Kalman filters are everywhere in football analytics infrastructure — you're almost certainly using Kalman-filtered data even if you don't realise it:
The most direct application. Run one Kalman filter per player (and one for the ball). State = [x, y, vₓ, vᵧ]. The filter removes GPS jitter, interpolates through short dropouts, and provides smooth trajectories suitable for downstream models.
Ball tracking is much harder than player tracking — the ball is small, fast, and often occluded. A Kalman filter with a ballistic motion model (including gravity for aerial balls) can maintain estimates during occlusions and predict where the ball will land.
In computer vision pipelines (like the video analysis pipeline), Kalman filters are the backbone of tracking-by-detection. Each detected bounding box is a measurement. The Kalman filter predicts where each player should be in the next frame, then Hungarian assignment matches predictions to detections.
Some systems combine multiple sensors: GPS + accelerometer, or optical tracking + LPS (Local Positioning System). The Kalman filter naturally fuses these by giving each sensor its own observation matrix H and noise R. More sensors = lower uncertainty.
Rather than computing speed as Δposition/Δtime (which amplifies noise), the Kalman filter state includes velocity directly. You can extend it to include acceleration too: state = [x, y, vₓ, vᵧ, aₓ, aᵧ]. This gives reliable speed, acceleration, and even jerk estimates for physical load monitoring.

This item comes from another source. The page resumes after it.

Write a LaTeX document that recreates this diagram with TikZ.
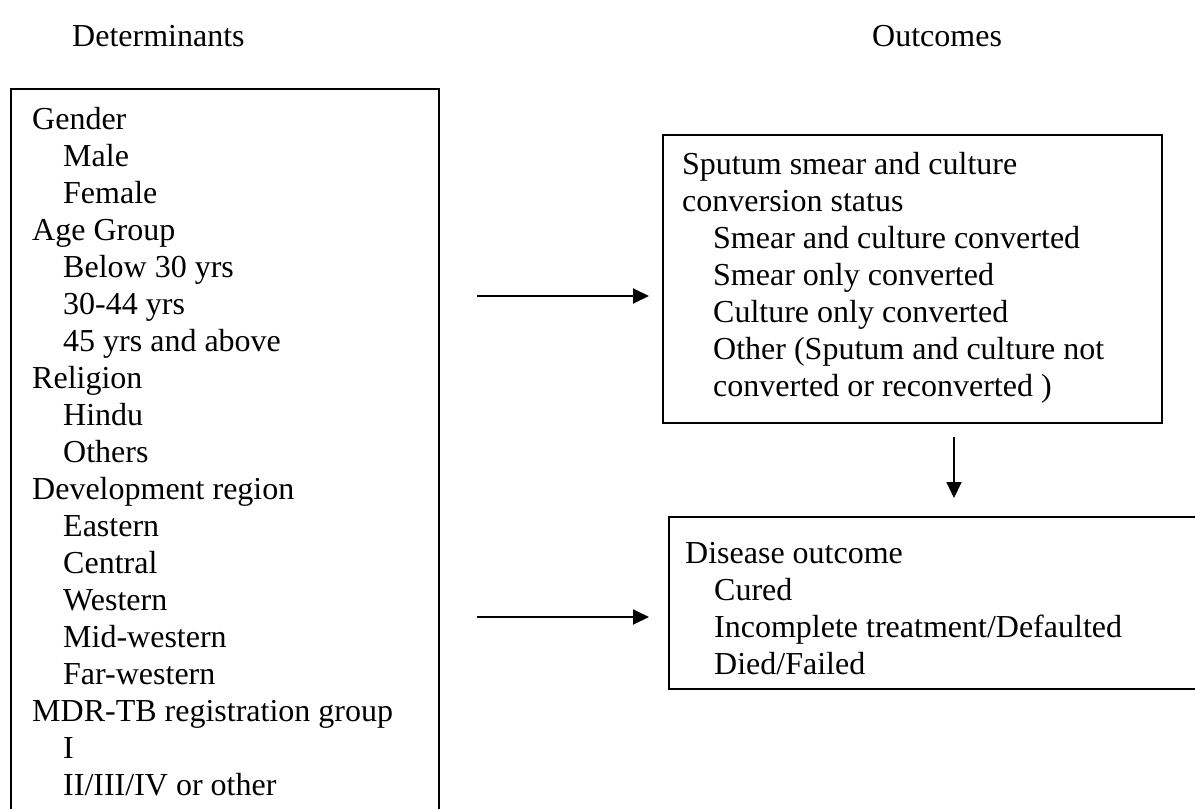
\documentclass[tikz,border=0pt]{standalone}
\usepackage{fontspec}
\setmainfont{Liberation Serif}
\usetikzlibrary{arrows.meta}
\begin{document}
\begin{tikzpicture}[x=1pt,y=-1pt,
  box/.style={draw,line width=1.6pt,inner sep=0pt,anchor=north west},
  txt/.style={anchor=base west,inner sep=0pt,font=\fontsize{32}{37}\selectfont},
  arr/.style={line width=1.9pt,-{Triangle[length=16pt,width=15pt]}}]
\useasboundingbox (0,0) rectangle (1195,809);
\clip (0,0) rectangle (1195,809);
\node[txt] (hdet) at (72,46) {Determinants};
\node[txt] (hout) at (872,46) {Outcomes};
% left box
\node[box,minimum width=428pt,minimum height=760pt] (detbox) at (10,88) {};
\foreach \x/\t [count=\i from 0] in {32/{Gender},63/{Male},63/{Female},32/{Age Group},63/{Below 30 yrs},63/{30-44 yrs},63/{45 yrs and above},32/{Religion},63/{Hindu},63/{Others},32/{Development region},63/{Eastern},63/{Central},63/{Western},63/{Mid-western},63/{Far-western},32/{MDR-TB registration group},63/{I},63/{II/III/IV or other}}
  \node[txt] (det\i) at (\x,129+37*\i) {\t};
% top right box
\node[box,minimum width=499pt,minimum height=288pt] (convbox) at (662,134) {};
\foreach \x/\t [count=\i from 0] in {682/{Sputum smear and culture},682/{conversion status},713/{Smear and culture converted},713/{Smear only converted},713/{Culture only converted},713/{Other (Sputum and culture not},713/{converted or reconverted )}}
  \node[txt] (conv\i) at (\x,174+37*\i) {\t};
% bottom right box
\node[box,minimum width=600pt,minimum height=172pt] (outbox) at (668,516) {};
\foreach \x/\t [count=\i from 0] in {685/{Disease outcome},714/{Cured},714/{Incomplete treatment/Defaulted},714/{Died/Failed}}
  \node[txt] (out\i) at (\x,563+37*\i) {\t};
% arrows
\coordinate (s1) at (477,296);
\coordinate (s2) at (954,437);
\coordinate (s3) at (477,617);
\draw[arr,shorten >=13pt] (s1) -- (s1 -| convbox.west);
\draw[arr,shorten >=18pt] (s2) -- (s2 |- outbox.north);
\draw[arr,shorten >=19pt] (s3) -- (s3 -| outbox.west);
\end{tikzpicture}
\end{document}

The innovation ỹₖ = zₖ − Hx̂ₖ⁻ tells you how surprising each measurement is. Large innovations (normalised by Sₖ) indicate sensor glitches, ID swaps, or genuine sudden events. You can flag these for manual review or automatic correction.
If you've read the earlier articles in this series on RNNs and Transformers, you might notice something familiar. The Kalman filter's predict-update cycle is structurally very similar to an RNN — both maintain a hidden state that gets updated with each new observation.
- • Explicit physics model (F, H)
- • Optimal for linear + Gaussian
- • Interpretable: you know what each state means
- • No training data needed
- • Runs in microseconds
- • One filter per player (independent)
- • Learned dynamics (no explicit physics)
- • Handles nonlinear, non-Gaussian patterns
- • Black box: hidden state is opaque
- • Needs lots of training data
- • Slower inference
- • Can model inter-player interactions
In practice, you use both. The Kalman filter is your preprocessing layer — clean raw sensor data into smooth trajectories. Then feed that clean data into your neural network (STGNN, foundation model, etc.) for high-level analysis. The Kalman filter handles the physics; the neural network handles the tactics.
Recent research replaces the hand-tuned Q and R matrices with neural networks that predict them. The Kalman structure (predict-update with gain) is kept for its optimality guarantees, but the noise parameters adapt to context. A player sprinting gets different Q than one standing still. This is an active research frontier.
- ✓ Why raw tracking data needs filtering (sensor noise, gaps)
- ✓ State space models: hidden state vs. observations
- ✓ The predict-update cycle
- ✓ All five Kalman filter equations
- ✓ Kalman gain: automatic trust weighting
- ✓ Tuning Q and R for football tracking
- ✓ Extended Kalman Filter for nonlinear systems
- ✓ Six football applications
The Kalman filter is the unsung hero of football analytics. Every time you load "clean" tracking data from SkillCorner, Metrica, or any provider, a Kalman filter (or something very like it) has already smoothed the noise, filled the gaps, and estimated the velocities. Understanding it gives you intuition for why tracking data looks the way it does, when to trust it, and how to improve it when you're working with noisier sources.